Ritual feminino de cicatrizes
Cinco intérpretes desenrolam um fio vermelho, refletindo sobre o feminino, seu universo e suas estratégias, na “Ferida Sábia” de Ana Vitória.
O feminino como rito, como universo simbólico e significativo é o tema da instalação coreográfica “Ferida Sábia”, que Ana Vitória criou em 2012 e na qual atua junto de Angel Vianna, Priscilla Teixeira, Renata Costa e Soraya Bastos, e fez parte da Ocupação Angel Vianna no Itaú Cultural. As intérpretes, com idades dos 34 aos 89 anos, já por sua presença traçam pela cena um panorama de idades (e dos corpos) da mulher, imagem que é completada por uma meticulosa cenografia que toma todo o espaço, em meio a vermelho sangue, e camisolas antigas, bordadas de palavras.

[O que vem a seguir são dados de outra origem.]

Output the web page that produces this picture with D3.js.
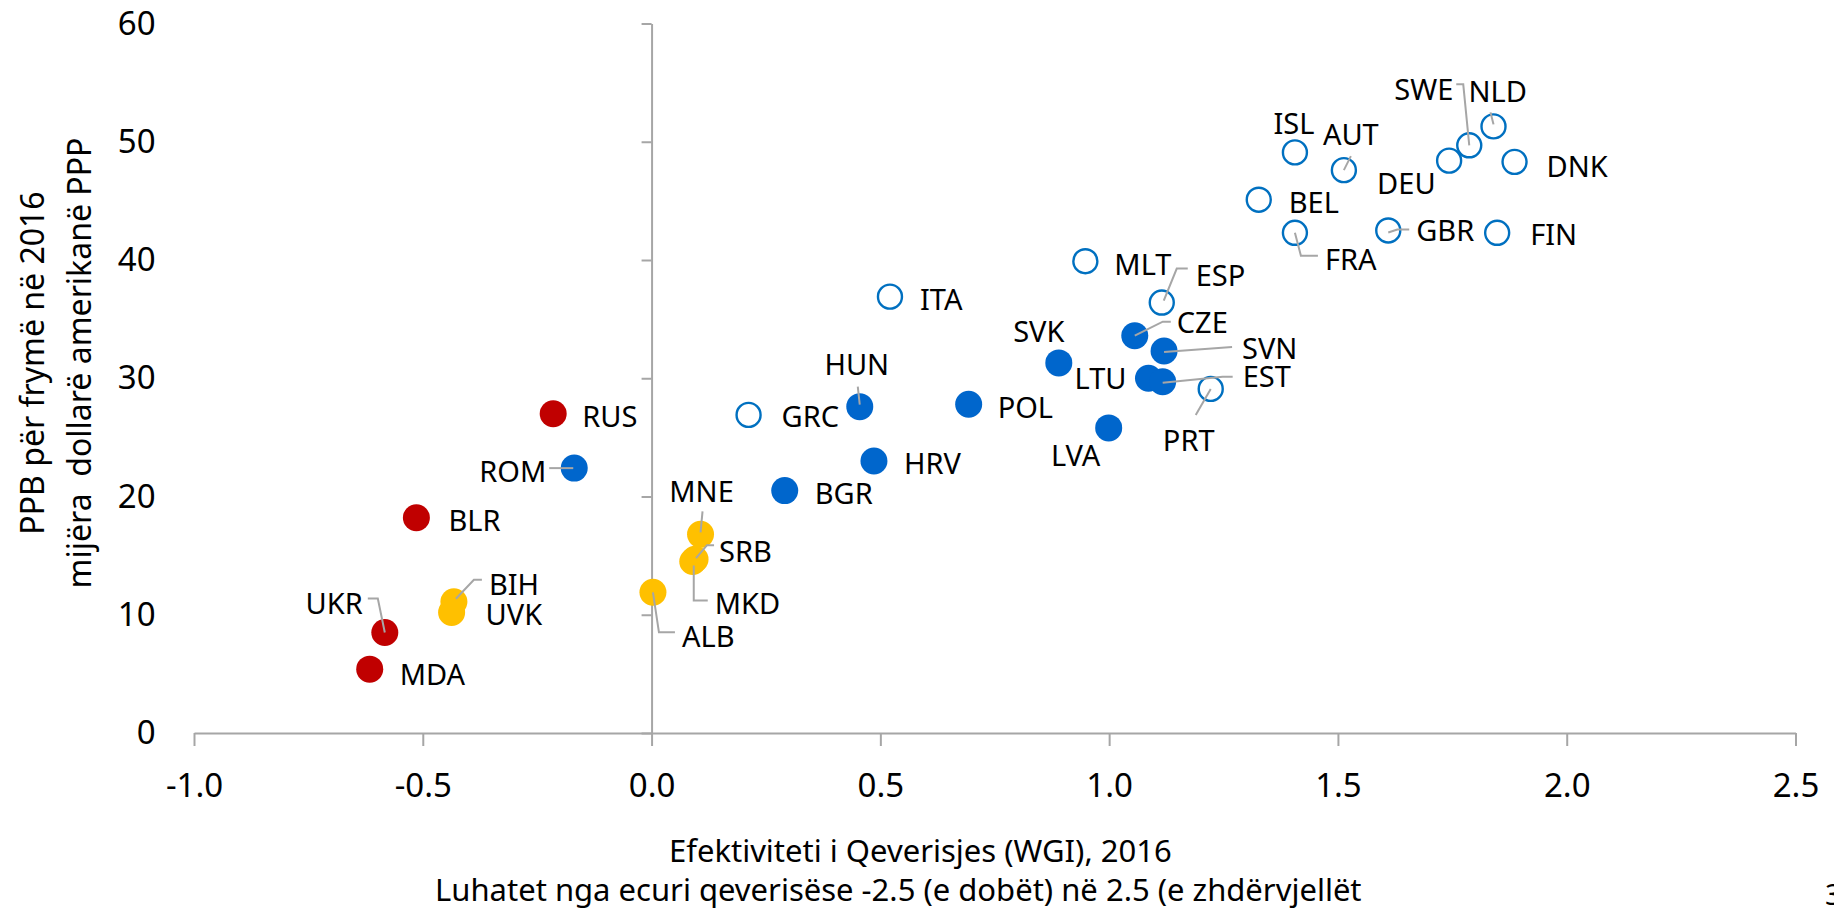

A disposição da obra no Itaú Cultural dificulta um pouco sua apreciação completa. São muitas as referências nela presentes, para além da movimentação das intérpretes, e o público se beneficiaria de uma dinâmica maior pelo espaço, que aqui foi traída com o sentar-se e parar para olhar, e o foco voltado aos corpos e aos ritos do centro da cena.
Mesmo que pudéssemos transitar pelo espaço, seria difícil escapar do foco que esses cinco corpos oferecem para a obra, que transforma vivência em experiência estética e transmissível, carregada de sentidos e de significados em seus elementos. E por isso é positivo que tanto da organização de Vitória trabalhe acionar espaço e um de seus elementos principais: novelos de fios vermelhos, entremeados nos quais vemos alguns objetos que parecem construir a mesma memória afetiva e pessoal das camisolas penduradas pelo espaço, mas que eu pouco podia ver, dado o uso da sala.
Esses novelos se enrolam e desenrolam por sobre as intérpretes, pelo chão e, finalmente, pela plateia, como se fossem veias, alimentando o presente com o passado, como se fossem vias, dirigindo percursos compartilhados. Nessa construção do espetáculo, perdeu-se um pouco da violência e do vermelho de montagens anteriores, que se aplacava sobre os corpos, pelos corpos, com os corpos e no espaço, sobretudo com as imagens, com o sangue, a carne, os óvulos, que magnificavam um estado de presença ao mesmo tempo sedutor e assustador.
Perde-se um pouco da violência, mas certamente não ela toda. Saindo do espetáculo, alguém da plateia comentava entre amigos “como é difícil ser mulher” — a reflexão é verdadeira, e faz sentido para o espetáculo, mas ele não é, em nenhum momento, vitimista ou de sofrimento. Resiste, a todas as instâncias que se constróem na cena, uma consciência e uma força, que trabalham numa dinâmica valorizadora do título da obra: há uma ferida, mas seu traço maior não é o da dor, mas o do conhecimento.
Dessa forma, misturam-se o prazer da observação, o elogio da força, o retrato da resistência, com outros elementos que poderiam sugerir — e talvez em outras montagens da mesma obra o tenham feito mais intensamente — o doloroso, o abjeto, aquilo que se esconde, aquilo para o que não se olha.
Reflexão aguda da situação feminina no tempo — e não só no tempo pessoal, mas também no tempo histórico — “Ferida Sábia”, mais do que um convite à reflexão, é um deslocamento reflexivo, que submerge o público dentro de um universo que compartilhamos em diferentes graus, em diferentes capacidades, com diferentes efeitos. Não precisa apontar dedos para compor uma imagem das participações, implícitas, explícitas, contínuas, de diversos atores em suas dadas situações.
Quando, ao final da obra, as intérpretes nos dão o fio vermelho, o questionamento que se constrói deixa de ser o “por que seguro isso agora”, e se expande para o como ja lidamos com aquilo que esse fio representa. Ritual do tempo, assim como os novelos, ele se desenrola, deixando vislumbrar aquilo que, às vezes despercebido, se prende no bolo, passa a fazer parte de sua constituição, e até arrisca deixar de ser percebido. Aqui, outra forma da inteligência das feridas, que se curam, mas deixam cicatrizes para serem lembradas.